Electrical properties of (1 0 0)-predominant BaTiO3 films derived from alkoxide solutions of two concentrations Original Research Article

Lead-free piezoelectric films with thickness larger than 1 μm integrated on silicon substrates have been receiving considerable attention because of environmental concerns and their potential applications in microelectromechanical systems. We demonstrate that, by chemical solution deposition, it is possible to process (1 0 0)-predominant 1 μm BaTiO3 films on LaNiO3/Pt/TiOx/SiO2/Si substrates using thinner high-crystallinity columnar BaTiO3 films as buffer layers.
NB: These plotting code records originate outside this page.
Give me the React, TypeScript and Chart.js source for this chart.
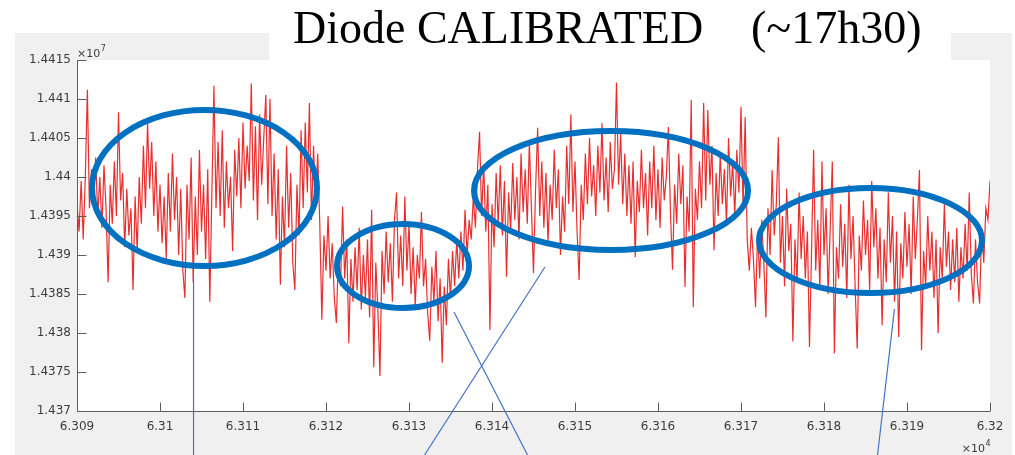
import React, { useEffect, useRef } from 'react';
import { Chart, registerables } from 'chart.js';

Chart.register(...registerables);

// x in units of 10^4, y in units of 10^7 (as on the axes)
const xStart = 6.309;
const xStep = 0.000025;

// first plateau (high level)
const signalA = [
  1.43965, 1.4393, 1.43995, 1.4392, 1.44, 1.44112, 1.4396, 1.4401, 1.43975, 1.44025,
  1.4395, 1.44, 1.43935, 1.44015, 1.4396, 1.43865, 1.4399, 1.4394, 1.4402, 1.4395,
  1.44083, 1.4397, 1.44005, 1.4391, 1.43985, 1.43925, 1.4396, 1.43855, 1.43975, 1.43905,
  1.44, 1.4394, 1.4404, 1.4396, 1.4407, 1.43985, 1.44045, 1.4395, 1.4402, 1.4393,
  1.4399, 1.43915, 1.43975, 1.43895, 1.44005, 1.4393, 1.4403, 1.43945, 1.44, 1.439,
  1.43985, 1.4388, 1.43845, 1.4399, 1.4392, 1.44025, 1.43865, 1.43975, 1.439, 1.44035,
  1.4393, 1.4399, 1.43895, 1.4401, 1.4384, 1.4398, 1.44117, 1.4396, 1.44045, 1.4395,
  1.4406, 1.43935, 1.4402, 1.4396, 1.44, 1.43905, 1.44035, 1.43975, 1.4405, 1.4396,
  1.4407, 1.43985, 1.4404, 1.43995, 1.4412, 1.4397, 1.44065, 1.43945, 1.4408, 1.4399,
  1.4405, 1.44105, 1.43965, 1.441, 1.4395, 1.4403, 1.4392, 1.4401, 1.43862, 1.43975,
  1.4391, 1.4404, 1.43935, 1.44005, 1.4389, 1.43855, 1.4399, 1.43925, 1.4406, 1.4396,
  1.4407, 1.4398, 1.44095, 1.43945, 1.4404, 1.4396, 1.4403,
];

// drop and second plateau (low level)
const signalB = [
  1.4394, 1.43817, 1.43925, 1.4388, 1.4395, 1.4387, 1.43915, 1.43845, 1.43813, 1.43905,
  1.4386, 1.43962, 1.4387, 1.4392, 1.43787, 1.43895, 1.4384, 1.4391, 1.43855, 1.43935,
  1.4383, 1.439, 1.43845, 1.4392, 1.4382, 1.43958, 1.43756, 1.4389, 1.4383, 1.43745,
  1.43905, 1.4385, 1.4393, 1.43865, 1.43915, 1.4384, 1.43945, 1.4398, 1.4387, 1.43925,
  1.4386, 1.43975, 1.4388, 1.4394, 1.4385, 1.4391, 1.43835, 1.439, 1.4387, 1.43955,
  1.4386, 1.43895, 1.43825, 1.4379, 1.43885, 1.4384, 1.43905, 1.43815, 1.4387, 1.43762,
  1.4386, 1.4381, 1.43895, 1.43845, 1.43905, 1.4386, 1.4392, 1.4387, 1.4393, 1.4388,
  1.43958, 1.439, 1.43945,
];

// rise and third plateau (high level)
const signalC = [
  1.4392, 1.43975, 1.43935, 1.4401, 1.44058, 1.4395, 1.44015, 1.4393, 1.4399, 1.43804,
  1.43965, 1.4391, 1.44005, 1.4394, 1.44015, 1.43925, 1.43995, 1.43872, 1.4398, 1.4393,
  1.44018, 1.43945, 1.44, 1.4392, 1.4403, 1.43955, 1.4401, 1.4394, 1.44045, 1.4396,
  1.43877, 1.43985, 1.44063, 1.4395, 1.4402, 1.43935, 1.44005, 1.43915, 1.4399, 1.43945,
  1.44035, 1.4396, 1.4401, 1.439, 1.43975, 1.4393, 1.4404, 1.43965, 1.4408, 1.43955,
  1.4402, 1.4393, 1.43868, 1.4399, 1.43945, 1.4403, 1.43965, 1.4405, 1.43975, 1.44015,
  1.4395, 1.4404, 1.4398, 1.44069, 1.4397, 1.44025, 1.43955, 1.44045, 1.43985, 1.4401,
  1.44121, 1.4399, 1.44055, 1.43965, 1.4403, 1.4395, 1.44015, 1.4394, 1.4402, 1.43897,
  1.43995, 1.43955, 1.44035, 1.4396, 1.44005, 1.43925, 1.4402, 1.4396, 1.4404, 1.43945,
  1.4401, 1.43935, 1.44025, 1.4397, 1.44, 1.44064, 1.43955, 1.43881, 1.4399, 1.4394,
  1.4403, 1.43965, 1.44015, 1.43859, 1.43975, 1.4393, 1.44099, 1.43833, 1.43985, 1.43945,
  1.4402, 1.4396, 1.44095, 1.4397, 1.44086, 1.4399, 1.4404, 1.43906, 1.44005, 1.4395,
  1.4403, 1.43965, 1.4401, 1.4394, 1.4405, 1.43975, 1.4402, 1.4395, 1.44035, 1.4398,
  1.4409, 1.4396,
];

// fourth plateau (low level)
const signalD = [
  1.44077, 1.4392, 1.4388, 1.43935, 1.43895, 1.43833, 1.4393, 1.4387, 1.43945, 1.4389,
  1.4382, 1.4396, 1.439, 1.44009, 1.43925, 1.43965, 1.44051, 1.4389, 1.4395, 1.4386,
  1.43985, 1.43905, 1.4394, 1.43789, 1.4392, 1.43865, 1.4398, 1.43895, 1.4395, 1.4387,
  1.4393, 1.43782, 1.43905, 1.44035, 1.4388, 1.43945, 1.43855, 1.4402, 1.439, 1.4396,
  1.4385, 1.43935, 1.4402, 1.43774, 1.4391, 1.4387, 1.43965, 1.43885, 1.4394, 1.43845,
  1.4399, 1.43895, 1.4395, 1.4386, 1.4378, 1.43925, 1.4388, 1.4397, 1.439, 1.43945,
  1.43855, 1.43995, 1.4391, 1.4396, 1.4387, 1.43935, 1.4381, 1.4392, 1.43865, 1.4398,
  1.4389, 1.4395, 1.4384, 1.4393, 1.43795, 1.43915, 1.4387, 1.43955, 1.43885, 1.4394,
  1.4385, 1.43975, 1.43895, 1.43945, 1.44009, 1.43778, 1.43905, 1.4386, 1.4395, 1.4388,
  1.4393, 1.43845, 1.4392, 1.438, 1.4391, 1.4387, 1.43965, 1.43885, 1.4393, 1.43855,
  1.4392, 1.43865, 1.43935, 1.4384, 1.4391, 1.4387, 1.4394, 1.4388, 1.4398, 1.43875,
  1.43838, 1.4392, 1.43865, 1.43838, 1.43935, 1.4389, 1.4396, 1.43945, 1.43995,
];

const xTickValues = [6.309, 6.31, 6.311, 6.312, 6.313, 6.314, 6.315, 6.316, 6.317, 6.318, 6.319, 6.32];
const xTickLabels = ['6.309', '6.31', '6.311', '6.312', '6.313', '6.314', '6.315', '6.316', '6.317', '6.318', '6.319', '6.32'];
const yTickValues = [1.437, 1.4375, 1.438, 1.4385, 1.439, 1.4395, 1.44, 1.4405, 1.441, 1.4415];
const yTickLabels = ['1.437', '1.4375', '1.438', '1.4385', '1.439', '1.4395', '1.44', '1.4405', '1.441', '1.4415'];

// highlighted regions (ellipses), in data units
const ellipseCx = [6.310536, 6.312928, 6.315434, 6.31856];
const ellipseCy = [1.439859, 1.438859, 1.439827, 1.439186];
const ellipseRx = [0.001355, 0.000795, 0.001651, 0.001343];
const ellipseRy = [0.001, 0.000538, 0.000763, 0.000673];

// callout lines, in data units
const calloutX1 = [6.310404, 6.314638, 6.313542, 6.318849];
const calloutY1 = [1.438744, 1.438846, 1.438269, 1.438308];
const calloutX2 = [6.310404, 6.313187, 6.314428, 6.318645];
const calloutY2 = [1.436436, 1.436436, 1.436436, 1.436436];

const titleMain = 'Diode CALIBRATED';
const titleTime = '(~17h30)';

const yValues = [...signalA, ...signalB, ...signalC, ...signalD];
const points = yValues.map((y, i) => ({ x: xStart + i * xStep, y }));

const decorPlugin = {
  id: 'decor',
  beforeDraw(chart: any) {
    const { ctx, chartArea: ca, width, height } = chart;
    ctx.save();
    ctx.fillStyle = '#ffffff';
    ctx.fillRect(0, 0, width, height);
    ctx.fillStyle = '#f0f0f0';
    ctx.fillRect(15, 33, 997, 422);
    ctx.fillStyle = '#ffffff';
    ctx.fillRect(ca.left, ca.top, ca.right - ca.left, ca.bottom - ca.top);
    ctx.fillRect(269, 0, 682, 60);
    ctx.restore();
  },
  afterDraw(chart: any) {
    const { ctx, chartArea: ca } = chart;
    const xs = chart.scales.x;
    const ys = chart.scales.y;
    ctx.save();
    // axes
    ctx.strokeStyle = '#5e5e5e';
    ctx.lineWidth = 1;
    ctx.beginPath();
    const L = Math.round(ca.left) + 0.5;
    const B = Math.round(ca.bottom) + 0.5;
    ctx.moveTo(L, Math.round(ca.top));
    ctx.lineTo(L, B);
    ctx.lineTo(Math.round(ca.right), B);
    xTickValues.forEach((v) => {
      const px = Math.round(xs.getPixelForValue(v)) + 0.5;
      ctx.moveTo(px, B);
      ctx.lineTo(px, B - 9);
    });
    yTickValues.forEach((v) => {
      const py = Math.round(ys.getPixelForValue(v)) + 0.5;
      ctx.moveTo(L, py);
      ctx.lineTo(L + 9, py);
    });
    ctx.stroke();

    // exponent labels
    ctx.fillStyle = '#3c3c3c';
    ctx.textBaseline = 'alphabetic';
    ctx.textAlign = 'left';
    ctx.font = '11px "DejaVu Sans"';
    ctx.fillText('\u00d710', ca.left, ca.top - 3);
    const w1 = ctx.measureText('\u00d710').width;
    ctx.font = '8px "DejaVu Sans"';
    ctx.fillText('7', ca.left + w1 + 0.5, ca.top - 9);
    ctx.font = '11px "DejaVu Sans"';
    const w2 = ctx.measureText('\u00d710').width;
    ctx.fillText('\u00d710', ca.right - w2 - 5, ca.bottom + 41);
    ctx.font = '8px "DejaVu Sans"';
    ctx.fillText('4', ca.right - 5 + 0.5, ca.bottom + 35);

    // ellipses
    ctx.strokeStyle = '#0070c0';
    ctx.lineWidth = 6;
    ellipseCx.forEach((cx, i) => {
      const px = xs.getPixelForValue(cx);
      const py = ys.getPixelForValue(ellipseCy[i]);
      const rx = xs.getPixelForValue(cx + ellipseRx[i]) - px;
      const ry = py - ys.getPixelForValue(ellipseCy[i] + ellipseRy[i]);
      ctx.beginPath();
      ctx.ellipse(px, py, rx, ry, 0, 0, Math.PI * 2);
      ctx.stroke();
    });

    // callout lines
    ctx.strokeStyle = '#4472c4';
    ctx.lineWidth = 1.2;
    calloutX1.forEach((x1, i) => {
      ctx.beginPath();
      ctx.moveTo(xs.getPixelForValue(x1), ys.getPixelForValue(calloutY1[i]));
      ctx.lineTo(xs.getPixelForValue(calloutX2[i]), ys.getPixelForValue(calloutY2[i]));
      ctx.stroke();
    });

    // title
    ctx.fillStyle = '#000000';
    ctx.font = '46px "Liberation Serif"';
    ctx.textBaseline = 'alphabetic';
    ctx.fillText(titleMain, 293, 43);
    ctx.fillText(titleTime, 751, 43);
    ctx.restore();
  },
};

export default function App() {
  const canvasRef = useRef<HTMLCanvasElement | null>(null);

  useEffect(() => {
    if (!canvasRef.current) return;
    const tickFont = { family: '"DejaVu Sans", sans-serif', size: 12 };
    const chart = new Chart(canvasRef.current, {
      type: 'line',
      data: {
        datasets: [
          {
            data: points,
            borderColor: 'rgba(228, 0, 0, 0.82)',
            borderWidth: 1.2,
            pointRadius: 0,
            tension: 0,
            fill: false,
          },
        ],
      },
      options: {
        animation: false,
        responsive: true,
        maintainAspectRatio: false,
        events: [],
        layout: { padding: { top: 60, right: 25, bottom: 0, left: 0 } },
        plugins: { legend: { display: false }, tooltip: { enabled: false }, title: { display: false } },
        scales: {
          x: {
            type: 'linear',
            min: 6.309,
            max: 6.32,
            afterBuildTicks: (s: any) => {
              s.ticks = xTickValues.map((v) => ({ value: v }));
            },
            afterFit: (s: any) => {
              s.height = 44;
            },
            grid: { display: false, drawTicks: false },
            border: { display: false },
            ticks: {
              autoSkip: false,
              maxRotation: 0,
              padding: 9,
              color: '#3c3c3c',
              font: tickFont,
              callback: (_v: any, i: number) => xTickLabels[i],
            },
          },
          y: {
            type: 'linear',
            min: 1.437,
            max: 1.4415,
            afterBuildTicks: (s: any) => {
              s.ticks = yTickValues.map((v) => ({ value: v }));
            },
            afterFit: (s: any) => {
              s.width = 77;
            },
            grid: { display: false, drawTicks: false },
            border: { display: false },
            ticks: {
              autoSkip: false,
              padding: 6,
              color: '#3c3c3c',
              font: tickFont,
              callback: (_v: any, i: number) => yTickLabels[i],
            },
          },
        },
      },
      plugins: [decorPlugin],
    });
    return () => chart.destroy();
  }, []);

  return (
    <div style={{ position: 'fixed', left: 0, top: 0, width: 1015, height: 455, background: '#ffffff' }}>
      <canvas ref={canvasRef} />
    </div>
  );
}
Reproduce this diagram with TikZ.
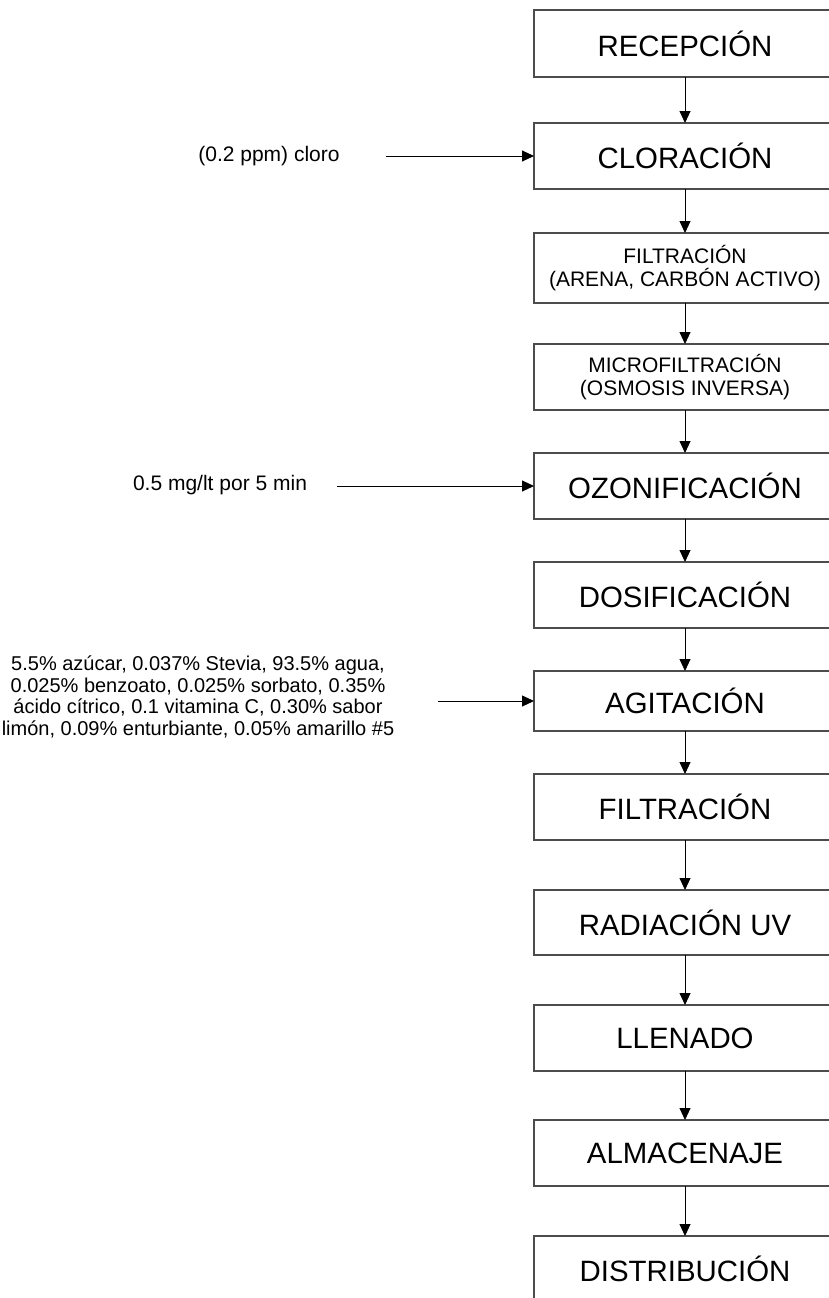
\documentclass[tikz,border=0pt]{standalone}
\usepackage{fontspec}
\setmainfont{Liberation Sans}
\usetikzlibrary{arrows.meta, positioning}

\begin{document}
\begin{tikzpicture}[
  x=1pt, y=-1pt,
  font=\fontsize{29.4}{31}\selectfont,
  proc/.style={rectangle, draw=black!70, line width=1.1pt, minimum width=302pt,
               minimum height=66pt, inner sep=0pt, outer sep=0pt, align=center},
  proctwo/.style={proc, font=\fontsize{21}{23}\selectfont},
  note/.style={inner sep=0pt, align=center, font=\fontsize{21}{21.5}\selectfont},
  arr/.style={-{Triangle[length=12pt, width=11pt]}, line width=0.9pt}
]
  \useasboundingbox (0,0) rectangle (828,1298);

  % ── Main process line ───────────────────────────────────────────────────────
  \node[proc, minimum height=67pt] (rec) at (685,43.5) {RECEPCIÓN};
  \node[proc, below=46pt of rec] (clo) {CLORACIÓN};
  \node[proctwo, minimum height=70pt, below=44pt of clo] (fil1) {FILTRACIÓN\\(ARENA, CARBÓN ACTIVO)};
  \node[proctwo, below=41pt of fil1] (mic) {MICROFILTRACIÓN\\(OSMOSIS INVERSA)};
  \node[proc, below=43pt of mic] (ozo) {OZONIFICACIÓN};
  \node[proc, below=43pt of ozo] (dos) {DOSIFICACIÓN};
  \node[proc, minimum height=60pt, below=43pt of dos] (agi) {AGITACIÓN};
  \node[proc, below=43pt of agi] (fil2) {FILTRACIÓN};
  \node[proc, minimum height=65pt, below=50pt of fil2] (rad) {RADIACIÓN UV};
  \node[proc, below=50pt of rad] (lle) {LLENADO};
  \node[proc, below=49pt of lle] (alm) {ALMACENAJE};
  \node[proc, below=50pt of alm] (dis) {DISTRIBUCIÓN};

  % ── Inputs ──────────────────────────────────────────────────────────────────
  \node[note] (cloro) at (269,156) {(0.2 ppm) cloro};
  \node[note] (ozono) at (220,485) {0.5 mg/lt por 5 min};
  \node[note, font=\fontsize{20}{21.5}\selectfont] (mezcla) at (198,697) {%
    5.5\% azúcar, 0.037\% Stevia, 93.5\% agua,\\
    0.025\% benzoato, 0.025\% sorbato, 0.35\%\\
    ácido cítrico, 0.1 vitamina C, 0.30\% sabor\\
    limón, 0.09\% enturbiante, 0.05\% amarillo \#5};

  \coordinate[left=148pt of clo.west] (in1);
  \coordinate[left=197pt of ozo.west] (in2);
  \coordinate[left=96pt of agi.west] (in3);

  % ── Arrows ──────────────────────────────────────────────────────────────────
  \draw[arr] (rec) -- (clo);
  \draw[arr] (clo) -- (fil1);
  \draw[arr] (fil1) -- (mic);
  \draw[arr] (mic) -- (ozo);
  \draw[arr] (ozo) -- (dos);
  \draw[arr] (dos) -- (agi);
  \draw[arr] (agi) -- (fil2);
  \draw[arr] (fil2) -- (rad);
  \draw[arr] (rad) -- (lle);
  \draw[arr] (lle) -- (alm);
  \draw[arr] (alm) -- (dis);
  \draw[arr] (in1) -- (clo);
  \draw[arr] (in2) -- (ozo);
  \draw[arr] (in3) -- (agi);
\end{tikzpicture}
\end{document}
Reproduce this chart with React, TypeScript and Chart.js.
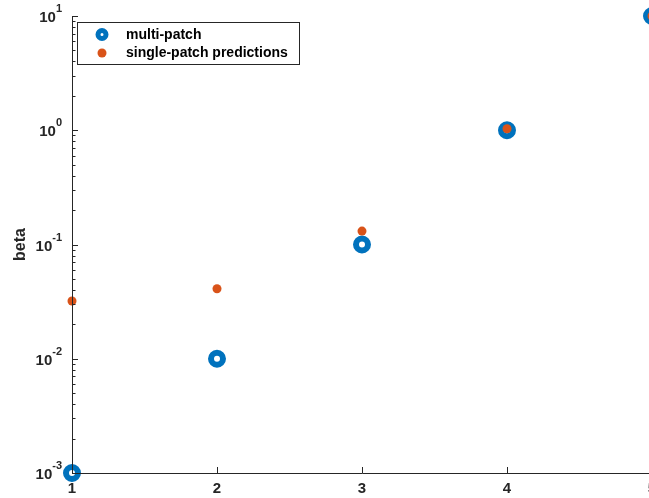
import React, { useEffect, useRef } from "react";
import { Chart, registerables } from "chart.js";
Chart.register(...registerables);

const xValues = [1, 2, 3, 4, 5];
const multiPatch = [0.001, 0.01, 0.1, 1, 10];
const singlePatch = [0.032, 0.041, 0.131, 1.03, 10];
const seriesNames = ["multi-patch", "single-patch predictions"];
const xTicks = [1, 2, 3, 4, 5];
const yTickExponents = [-3, -2, -1, 0, 1];
const yLabel = "beta";

const BLUE = "#0072BD";
const ORANGE = "#D95319";
const AXIS = "#262626";
const FONT = "'Liberation Sans', Arial, sans-serif";

const axesPlugin = {
  id: "matlabAxes",
  afterDatasetsDraw(chart: any) {
    const { ctx, chartArea } = chart;
    const xs = chart.scales.x;
    const ys = chart.scales.y;
    ctx.save();
    ctx.strokeStyle = AXIS;
    ctx.lineWidth = 1;
    // axis lines
    ctx.beginPath();
    ctx.moveTo(chartArea.left + 0.5, chartArea.top);
    ctx.lineTo(chartArea.left + 0.5, chartArea.bottom + 0.5);
    ctx.lineTo(chartArea.right, chartArea.bottom + 0.5);
    ctx.stroke();
    // x ticks
    ctx.beginPath();
    xTicks.forEach((t) => {
      const px = Math.round(xs.getPixelForValue(t)) + 0.5;
      ctx.moveTo(px, chartArea.bottom);
      ctx.lineTo(px, chartArea.bottom - 6);
    });
    // y ticks major + minor
    yTickExponents.forEach((e, i) => {
      const py = Math.round(ys.getPixelForValue(Math.pow(10, e))) + 0.5;
      ctx.moveTo(chartArea.left, py);
      ctx.lineTo(chartArea.left + 6, py);
      if (i < yTickExponents.length - 1) {
        for (let m = 2; m <= 9; m++) {
          const my = Math.round(ys.getPixelForValue(m * Math.pow(10, e))) + 0.5;
          ctx.moveTo(chartArea.left, my);
          ctx.lineTo(chartArea.left + 3.5, my);
        }
      }
    });
    ctx.stroke();

    ctx.fillStyle = AXIS;
    // x labels
    ctx.font = `bold 15px ${FONT}`;
    ctx.textAlign = "center";
    ctx.textBaseline = "middle";
    xTicks.forEach((t) => {
      ctx.fillText(String(t), xs.getPixelForValue(t), chartArea.bottom + 16);
    });
    // y labels 10^e
    yTickExponents.forEach((e) => {
      const py = ys.getPixelForValue(Math.pow(10, e));
      ctx.font = `bold 11px ${FONT}`;
      const expStr = String(e);
      const ew = ctx.measureText(expStr).width;
      ctx.textAlign = "left";
      ctx.textBaseline = "middle";
      const right = chartArea.left - 10;
      ctx.fillText(expStr, right - ew, py - 7);
      ctx.font = `bold 15px ${FONT}`;
      ctx.textAlign = "right";
      ctx.fillText("10", right - ew, py + 2);
    });
    // y title
    ctx.save();
    ctx.translate(21, (chartArea.top + chartArea.bottom) / 2);
    ctx.rotate(-Math.PI / 2);
    ctx.font = `bold 16px ${FONT}`;
    ctx.textAlign = "center";
    ctx.textBaseline = "middle";
    ctx.fillText(yLabel, 0, 0);
    ctx.restore();

    // legend
    const lx = 77.5, ly = 22.5, lw = 222, lh = 42;
    ctx.fillStyle = "#ffffff";
    ctx.fillRect(lx, ly, lw, lh);
    ctx.lineWidth = 1;
    ctx.strokeStyle = AXIS;
    ctx.strokeRect(lx, ly, lw, lh);
    // blue ring marker
    ctx.beginPath();
    ctx.arc(102, 34.5, 4, 0, Math.PI * 2);
    ctx.fillStyle = "#ffffff";
    ctx.fill();
    ctx.lineWidth = 5;
    ctx.strokeStyle = BLUE;
    ctx.stroke();
    // orange
    ctx.beginPath();
    ctx.arc(102, 53, 4.5, 0, Math.PI * 2);
    ctx.fillStyle = ORANGE;
    ctx.fill();
    ctx.fillStyle = "#000000";
    ctx.font = `bold 14px ${FONT}`;
    ctx.textAlign = "left";
    ctx.textBaseline = "middle";
    ctx.fillText(seriesNames[0], 126, 35);
    ctx.fillText(seriesNames[1], 126, 53.5);
    ctx.restore();
  },
};

export default function App() {
  const ref = useRef<HTMLCanvasElement>(null);
  useEffect(() => {
    if (!ref.current) return;
    const chart = new Chart(ref.current, {
      type: "scatter",
      data: {
        datasets: [
          {
            label: seriesNames[0],
            data: xValues.map((x, i) => ({ x, y: multiPatch[i] })),
            pointRadius: 6,
            pointBorderWidth: 6,
            pointBackgroundColor: "#ffffff",
            pointBorderColor: BLUE,
            showLine: false,
            clip: false,
            order: 2,
          },
          {
            label: seriesNames[1],
            data: xValues.map((x, i) => ({ x, y: singlePatch[i] })),
            pointRadius: 4.5,
            pointBorderWidth: 0,
            pointBackgroundColor: ORANGE,
            pointBorderColor: ORANGE,
            showLine: false,
            clip: false,
            order: 1,
          },
        ],
      },
      options: {
        responsive: false,
        animation: false,
        layout: { padding: { left: 0, top: 16, right: 68, bottom: 0 } },
        plugins: { legend: { display: false }, tooltip: { enabled: false } },
        scales: {
          x: {
            type: "linear",
            min: 1,
            max: 5,
            grid: { display: false },
            border: { display: false },
            ticks: { display: false },
            afterFit: (s: any) => { s.height = 25; },
          },
          y: {
            type: "logarithmic",
            min: 0.001,
            max: 10,
            grid: { display: false },
            border: { display: false },
            ticks: { display: false },
            afterFit: (s: any) => { s.width = 72; },
          },
        },
      } as any,
      plugins: [axesPlugin],
    });
    return () => chart.destroy();
  }, []);
  return (
    <div style={{ position: "fixed", left: 0, top: 0, width: 649, height: 498, overflow: "hidden", background: "#fff" }}>
      <canvas ref={ref} width={720} height={498} style={{ width: 720, height: 498, display: "block" }} />
    </div>
  );
}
We point out that this kind of buffer layer prepared with a lower concentration solution on the surface of an LaNiO3/Pt electrode is effective in enhancing the crystallinity and orientation degree of final BaTiO3 films prepared with a higher concentration solution. The 1 μm BaTiO3 films show good dielectric and insulating characteristics against an applied field, and the conduction current shows Schottky emission behavior at modest voltage and space-charge-limited behavior at higher voltage. We also demonstrate that the (1 0 0)-predominant 1 μm BaTiO3 films have excellent piezoelectric properties: piezoelectric coefficients d33 higher than 50 pm/V have been determined for the bare films using atomic force microscopy, which are comparable to those of Pb(Zr,Ti)O3 films. These results indicate that the (1 0 0)-predominant BaTiO3 films should be promising candidates for microelectromechanical systems applications.